Na mesma quinzena de março, o golpe militar fez sessenta anos e o fim de sua ditadura 39. Os que repudiam 1964 denunciam os golpistas, sem a autocrítica de onde os democratas erraram nos anos anteriores, e os que hoje celebram a redemocratização não percebem as dívidas que a democracia ainda tem com o Brasil. Apesar de o SUS e as Bolsas terem diminuído a penúria, o quadro de pobreza e miséria se mantém equivalente a 1985; ajudamos pobres, mas não implantamos estratégia para a abolição da pobreza. Nenhum passo estrutural foi dado para que o Brasil deixasse de ser campeão em desigualdade: na verdade, os benefícios aos ricos cresceram, aumentando a brecha na qualidade de vida entre o topo e a base da pirâmide social. A democracia explicitou a apartação brasileira e aumentou a violência nas cidades. A persistência da concentração de renda é uma dívida.
Depois de nove eleições presidenciais, de ampla liberdade, de instituições funcionando, a democracia ainda não fez as reformas de que a economia precisa. Foi incapaz de livrar o país da armadilha da baixa renda média, que não aumenta por falta de produtividade, de poupança, investimento, inventividade, empreendedorismo, competitividade, e por excesso de protecionismo, burocratismo, subsídios, instabilidades jurídica e política. A democracia mantém o Estado brasileiro perdulário, ineficiente, corrupto e descomprometido com os interesses do povo. Ao manter os problemas sociais, econômicos e políticos, a democracia se mantém frágil e em dívida com ela própria: não enfrentou a permanente ameaça de interferência dos militares na política; não fez as reformas políticas necessárias, ampliou mordomias e privilégios — além da corrupção, que tira a legitimidade e a confiança do eleitor nos agentes públicos. Ao tolerar e fortalecer o espírito corporativista, a democracia divide o país em múltiplas repúblicas com interesses particulares antagônicos. Prisioneira da armadilha do imediato, dedicada a administrar os conflitos de grupos no presente, a democracia é devedora.
“Depois de nove eleições presidenciais, as reformas de que a economia precisa não foram feitas”
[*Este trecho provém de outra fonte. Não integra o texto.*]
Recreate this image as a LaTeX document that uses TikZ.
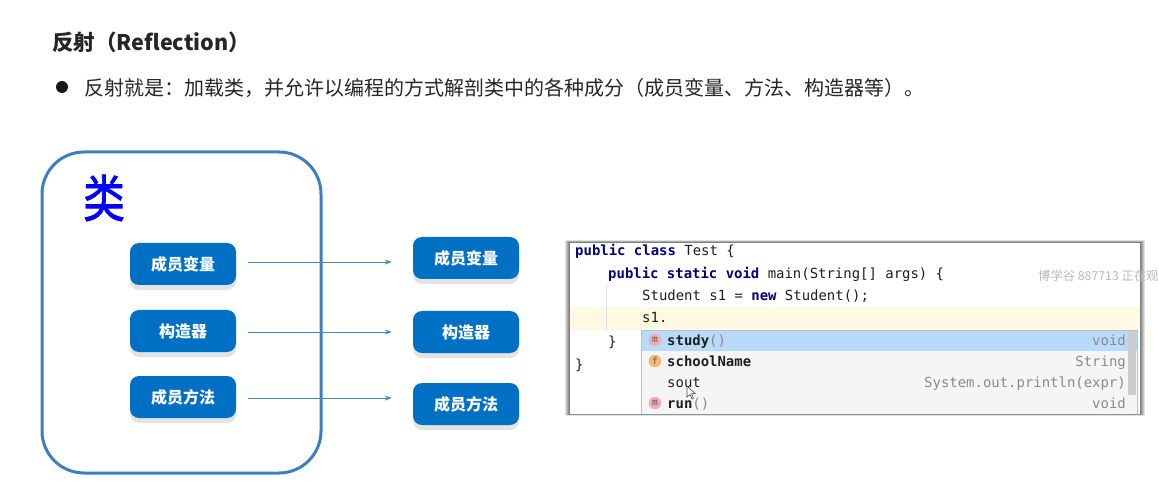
\documentclass[tikz,border=0pt]{standalone}
\usepackage{fontspec}
\setmainfont{Noto Sans CJK SC}
\setmonofont{DejaVu Sans Mono}
\newfontfamily\leifont[FakeBold=1.6]{Noto Sans CJK SC}
\usetikzlibrary{arrows.meta,positioning,calc}
\definecolor{boxblue}{HTML}{0070C4}
\definecolor{framelinecol}{HTML}{3C7FBF}
\definecolor{arrowcol}{HTML}{4A85BE}
\definecolor{kwcol}{HTML}{000080}
\definecolor{codecol}{HTML}{1E1E1E}
\definecolor{hintcol}{HTML}{8A8A8A}
\definecolor{caretline}{HTML}{FFF8E3}
\definecolor{popupbg}{HTML}{F5F4F7}
\definecolor{selrow}{HTML}{B9DBFB}
\definecolor{methodbadge}{HTML}{F5AAB8}
\definecolor{fieldbadge}{HTML}{F7B871}
\tikzset{
  itembox/.style={fill=boxblue,rounded corners=9pt,minimum width=106pt,minimum height=42pt,inner sep=0pt,
    text=white,font=\fontsize{16}{18}\selectfont\bfseries,
    preaction={draw=none,fill=black!11,transform canvas={yshift=-5pt}}},
  flowline/.style={draw=arrowcol,line width=0.9pt,-{Stealth[length=7pt,width=5pt]},shorten <=12pt,shorten >=21pt},
  codetext/.style={anchor=base west,inner sep=0pt,text=codecol,font=\ttfamily\fontsize{13.95}{16}\selectfont},
  hinttext/.style={anchor=base east,inner sep=0pt,text=hintcol,font=\ttfamily\fontsize{13.95}{16}\selectfont},
  badge/.style={circle,minimum size=12.5pt,inner sep=0pt,font=\ttfamily\fontsize{9.5}{10}\selectfont,text=black!65},
}
\newcommand{\kw}[1]{\textcolor{kwcol}{\bfseries #1}}
\begin{document}
\begin{tikzpicture}[x=1pt,y=-1pt]
\useasboundingbox (0,0) rectangle (1159,486);
\fill[white] (0,0) rectangle (1159,486);
% heading
\node[anchor=base west,inner sep=0pt,text=black!85,font=\fontsize{21.5}{24}\selectfont\bfseries] (title) at (52,51) {反射（Reflection）};
\node[circle,fill=black!90,minimum size=12pt,inner sep=0pt] (dot) at (62,87) {};
\node[anchor=base west,inner sep=0pt,text=black!85,font=\fontsize{20}{24}\selectfont] (line) at (84,96) {反射就是：加载类，并允许以编程的方式解剖类中的各种成分（成员变量、方法、构造器等）。};
% class frame
\node[draw=framelinecol,line width=3pt,rounded corners=42pt,minimum width=279pt,minimum height=321pt,inner sep=0pt] (frame) at (181.5,312.5) {};
\node[inner sep=0pt,text={rgb,255:red,0;green,0;blue,255},xscale=0.95,yscale=1.15,font=\leifont\fontsize{44}{48}\selectfont] (lei) at (104,198) {类};
% boxes
\node[itembox] (a1) at (183,264) {成员变量};
\node[itembox] (a2) at (183,331) {构造器};
\node[itembox] (a3) at (183,397) {成员方法};
\node[itembox] (b1) at (466,258) {成员变量};
\node[itembox] (b2) at (466,332) {构造器};
\node[itembox] (b3) at (466,404) {成员方法};
\draw[flowline] ([yshift=2pt]a1.east) -- ([yshift=2pt]a1.east -| b1.west);
\draw[flowline] ([yshift=-1pt]a2.east) -- ([yshift=-1pt]a2.east -| b2.west);
\draw[flowline] ([yshift=-1pt]a3.east) -- ([yshift=-1pt]a3.east -| b3.west);
% code panel
\foreach \g/\c in {5/12,4/22,3/32,2/42,1/50}{
  \fill[black!\c] (570-\g,243-\g*0.5) rectangle (1140+\g,414+\g*0.3);
}
\fill[white] (570,243) rectangle (1140,414);
\fill[caretline] (570,307) rectangle (1140,330);
\draw[black!12,line width=0.8pt] (606,285) -- (606,330);
\node[codetext] (c1) at (575,255.5) {\kw{public} \kw{class} Test \{};
\node[codetext] (c2) at (608,278.5) {\kw{public} \kw{static} \kw{void} main(String[] args) \{};
\node[codetext] (c3) at (642,301) {Student s1 = \kw{new} Student();};
\node[codetext] (c4) at (642,323) {s1.};
\node[codetext] (c5) at (608,346) {\}};
\node[codetext] (c6) at (575,369) {\}};
% popup
\fill[popupbg] (641,330) rectangle (1137,414);
\fill[selrow] (641,330) rectangle (1137,351);
\draw[black!25,line width=0.7pt] (641,414) -- (641,330) -- (1137,330) -- (1137,414);
\fill[black!20] (1128,331) rectangle (1136,395);
\node[badge,fill=methodbadge] (m1) at (655,340) {m};
\node[badge,fill=fieldbadge] (f1) at (655,361) {f};
\node[badge,fill=methodbadge] (m2) at (655,403) {m};
\node[codetext] (p1) at (667,345) {\textbf{study}\textcolor{hintcol}{()}};
\node[codetext] (p2) at (667,366) {\textbf{schoolName}};
\node[codetext] (p3) at (667,387) {sout};
\node[codetext] (p4) at (667,408) {\textbf{run}\textcolor{hintcol}{()}};
\node[hinttext] (h1) at (1126,345) {void};
\node[hinttext] (h2) at (1126,366) {String};
\node[hinttext] (h3) at (1126,387) {System.out.println(expr)};
\node[hinttext] (h4) at (1126,408) {void};
% mouse pointer
\draw[black!70,fill=white,line width=0.6pt] (687,386) -- (687,397) -- (690,394.5) -- (692,399) -- (693.5,398) -- (691.5,393.8) -- (695,393.5) -- cycle;
% watermark
\node[anchor=base west,inner sep=0pt,text=black!27,font=\fontsize{12.3}{14}\selectfont] (wm) at (1038,280) {博学谷 887713 正在观};
\end{tikzpicture}
\end{document}
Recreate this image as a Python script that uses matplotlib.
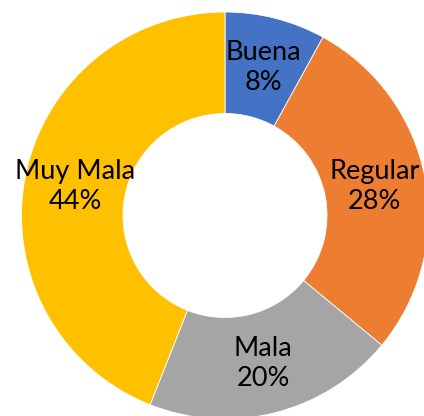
import matplotlib
matplotlib.use("Agg")
import matplotlib.pyplot as plt

categories = ["Buena", "Regular", "Mala", "Muy Mala"]
values = [8, 28, 20, 44]
colors = ["#4472C4", "#ED7D31", "#A5A5A5", "#FFC000"]

fig = plt.figure(figsize=(4.24, 4.16), dpi=100)
ax = fig.add_axes([0, 0, 1, 1])

R = 203.5
labels = [f"{c}\n{v}%" for c, v in zip(categories, values)]
wedges, texts = ax.pie(values, colors=colors, startangle=90, counterclock=False,
                       radius=R, center=(225, 200.5), labels=labels, labeldistance=0.75,
                       wedgeprops=dict(width=R - 102, edgecolor="white", linewidth=0.6),
                       textprops=dict(fontsize=19.5, family=["Lato", "DejaVu Sans"],
                                      color="black", ha="center", va="center",
                                      linespacing=1.25), frame=True)
for t in texts:
    t.set_ha("center")
ax.set_xlim(0, 424)
ax.set_ylim(0, 416)
ax.set_aspect("equal")
ax.axis("off")
fig.savefig("out.png", dpi=100)
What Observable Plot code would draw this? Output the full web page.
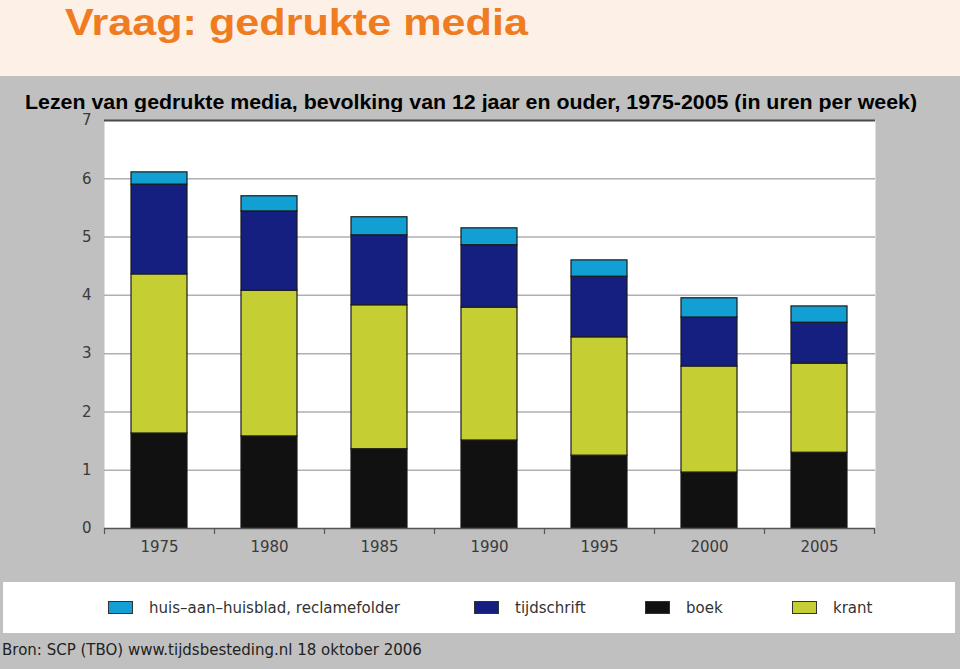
<!DOCTYPE html>
<html>
<head>
<meta charset="utf-8">
<script src="https://cdn.jsdelivr.net/npm/d3@7"></script>
<script src="https://cdn.jsdelivr.net/npm/@observablehq/plot@0.6"></script>
<style>
  html, body { margin: 0; padding: 0; }
  body { width: 960px; height: 669px; background: #c0c0c0; position: relative; overflow: hidden; font-family: "DejaVu Sans", sans-serif; }
  #band { position: absolute; left: 0; top: 0; width: 960px; height: 76px; background: #fdf0e7; }
  #heads { position: absolute; left: 0; top: 0; }
  #chart { position: absolute; left: 0; top: 112px; }
  #legend { position: absolute; left: 3px; top: 582px; width: 952px; height: 51px; background: #fff; }
  .item { position: absolute; top: 0; height: 51px; display: flex; align-items: center; font-size: 15px; color: #333; white-space: nowrap; }
  .sw { display: inline-block; width: 23px; height: 11px; border: 1px solid #333; margin-right: 16px; }
  #source { position: absolute; left: 2px; top: 641px; font-size: 15px; color: #222; white-space: nowrap; }
</style>
</head>
<body>
<div id="band"></div>
<svg id="heads" width="960" height="112">
  <text x="65" y="35" font-family="Liberation Sans, Arial, sans-serif" font-weight="bold" font-size="37" fill="#f07c22" textLength="463" lengthAdjust="spacingAndGlyphs">Vraag: gedrukte media</text>
  <text x="25" y="109" font-family="Liberation Sans, Arial, sans-serif" font-weight="bold" font-size="21" fill="#000" textLength="892" lengthAdjust="spacingAndGlyphs">Lezen van gedrukte media, bevolking van 12 jaar en ouder, 1975-2005 (in uren per week)</text>
</svg>
<div id="chart"></div>
<div id="legend"></div>
<div id="source">Bron: SCP (TBO) www.tijdsbesteding.nl 18 oktober 2006</div>
<script>
const years = ["1975", "1980", "1985", "1990", "1995", "2000", "2005"];
const boek = [1.63, 1.58, 1.36, 1.51, 1.25, 0.96, 1.30];
const krant = [2.73, 2.50, 2.47, 2.28, 2.03, 1.82, 1.53];
const tijdschrift = [1.54, 1.36, 1.20, 1.07, 1.04, 0.84, 0.70];
const huisblad = [0.21, 0.26, 0.31, 0.29, 0.28, 0.33, 0.28];
const seriesNames = ["boek", "krant", "tijdschrift", "huis–aan–huisblad, reclamefolder"];
const seriesColors = ["#111111", "#c5cf33", "#141f80", "#12a0d4"];
const legendOrder = ["huis–aan–huisblad, reclamefolder", "tijdschrift", "boek", "krant"];
const yTicks = [0, 1, 2, 3, 4, 5, 6, 7];

const seriesValues = [boek, krant, tijdschrift, huisblad];
const data = [];
years.forEach((yr, i) => {
  seriesNames.forEach((s, k) => data.push({year: yr, series: s, value: seriesValues[k][i]}));
});

const chart = Plot.plot({
  width: 960,
  height: 461,
  marginLeft: 104,
  marginRight: 85,
  marginTop: 8,
  marginBottom: 45,
  style: {fontFamily: "DejaVu Sans, sans-serif", fontSize: "15px", color: "#3a3a3a", background: "transparent"},
  x: {domain: years, paddingInner: 0.49, paddingOuter: 0.245, label: null},
  y: {domain: [0, 7], ticks: yTicks, label: null},
  color: {domain: seriesNames, range: seriesColors},
  marks: [
    Plot.frame({fill: "#fff", stroke: null}),
    Plot.ruleY(yTicks.filter(t => t > 0 && t < 7), {stroke: "#b0b0b0", strokeWidth: 1.5}),
    Plot.ruleY([7], {stroke: "#4a4a4a", strokeWidth: 2}),
    Plot.barY(data, {x: "year", y: "value", fill: "series", stroke: "#1a1a1a", strokeWidth: 1.2}),
    Plot.ruleY([0], {stroke: "#555", strokeWidth: 1.5}),
    Plot.ruleX(years, {x: d => d, dx: -55, y1: 0, y2: 0, insetBottom: -6, stroke: "#555", strokeWidth: 1.2}),
    Plot.ruleX([years[years.length - 1]], {x: d => d, dx: 55, y1: 0, y2: 0, insetBottom: -6, stroke: "#555", strokeWidth: 1.2}),
    Plot.axisY({ticks: yTicks, tickFormat: d3.format("d"), tickSize: 0, tickPadding: 13, label: null, fill: "#3a3a3a"}),
    Plot.axisX({tickSize: 0, tickPadding: 13, label: null, fill: "#3a3a3a"})
  ]
});
document.getElementById("chart").appendChild(chart);

const colorOf = Object.fromEntries(seriesNames.map((s, i) => [s, seriesColors[i]]));
const legendX = [105, 471, 642, 789];
const legend = document.getElementById("legend");
legendOrder.forEach((s, i) => {
  const it = document.createElement("div");
  it.className = "item";
  it.style.left = legendX[i] + "px";
  const sw = document.createElement("span");
  sw.className = "sw";
  sw.style.background = colorOf[s];
  it.appendChild(sw);
  it.appendChild(document.createTextNode(s));
  legend.appendChild(it);
});
</script>
</body>
</html>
A maior dívida é o descuido com a educação de base, porque depende dela superar o quadro de pobreza, distribuir renda, pacificar as cidades, aumentar a produtividade e construir o futuro. Apesar de programas pontuais e tímidos, nenhum presidente civil definiu metas ambiciosas para a qualidade e a equidade da escola oferecida aos brasileiros; nem iniciou a implantação do necessário sistema educacional nacional. Ao longo de quatro décadas de democracia, nasceram mais de 60 milhões de brasileiros, dos quais só 20 milhões receberam educação satisfatória para o mundo contemporâneo.
Para pagar essa dívida teria sido necessário que os sucessivos governos federais eleitos democraticamente cumprissem estratégia para implantar cidades com educação federal nos municípios que não têm condições de manter o seu sistema escolar com a máxima qualidade pelos padrões internacionais e com absoluta equidade, independente da renda e do endereço. Estratégia desse tipo foi executada para hidrelétricas, aeroportos, portos, até mesmo para o ensino superior, mas até hoje não foi considerada para a educação. Ao não fazer isso, a democracia fica emperrada, frágil, endividada com o Brasil, seu povo e o futuro de todos os cidadãos.